Ainda em se tratando do caso do DJ Ivis, a defesa dele se baseou em supostas justificativas que desabonassem a vítima. Essa é uma prática comum em situações deste tipo, sobretudo quando ganham grande repercussão?  

JM: Denegrir a conduta/honra da vítima, como neste caso do DJ Ivis é muito comum. Sob o olhar machista, a decência e a honradez são atributos ligados especificamente à mulher, de modo que se autoriza agredi-la se acaso não os tiver. Culpar a vítima pela agressão é atroz, cruel, machista, antiquado e ofende a dignidade do ser humano. Historicamente, já se viu em julgamentos nos quais testemunhas e defesa difamam vítima e ovacionaram o agressor, como no Caso Leila Diniz, quando culparam-na por ter provocado outros homens e que seu companheiro Doca Street a matou pela legítima defesa da honra.

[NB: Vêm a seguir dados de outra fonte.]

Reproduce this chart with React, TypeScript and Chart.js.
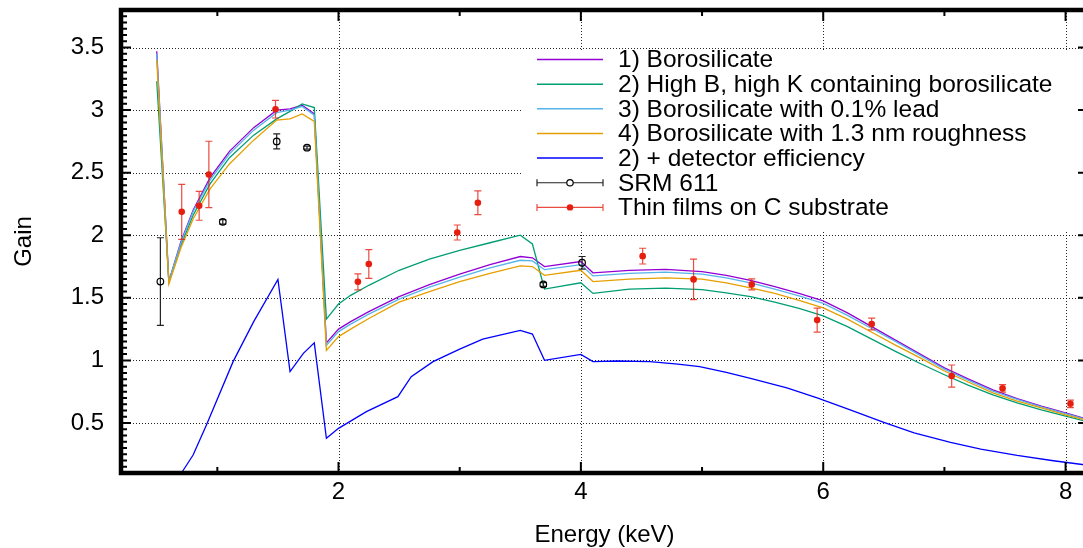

Hoje, o STF proíbe defesas com este conteúdo, todavia ainda perdura no seio social, o que deve ser combatido constantemente pelos órgãos de segurança e por toda sociedade, porque o respeito ao próximo é dever de todos.

 

Comentários (2)

  • elcio |  08/08/2021 12:12:55

    vítima é vítima sendo ela homem ou mulher. todos são iguais perante a CF/88, logo, todos devem receber um trato isento da parte dos órgãos publicos responsaveis pela apurração de crimes.

  • elcio  |  08/08/2021 12:12:20

    essa de culpar a vitima não é valido apenas para a questões que envolvem mulheres, mas para todos os casos que envolvem pessoas, seres humanos. neste caso não cabe ideologia, mas cabe a polícia que ganha muito bem, investigar e de forma despegada, isenta, sem paixoes, sem feminismo, sem extremismo, sem heterofobia.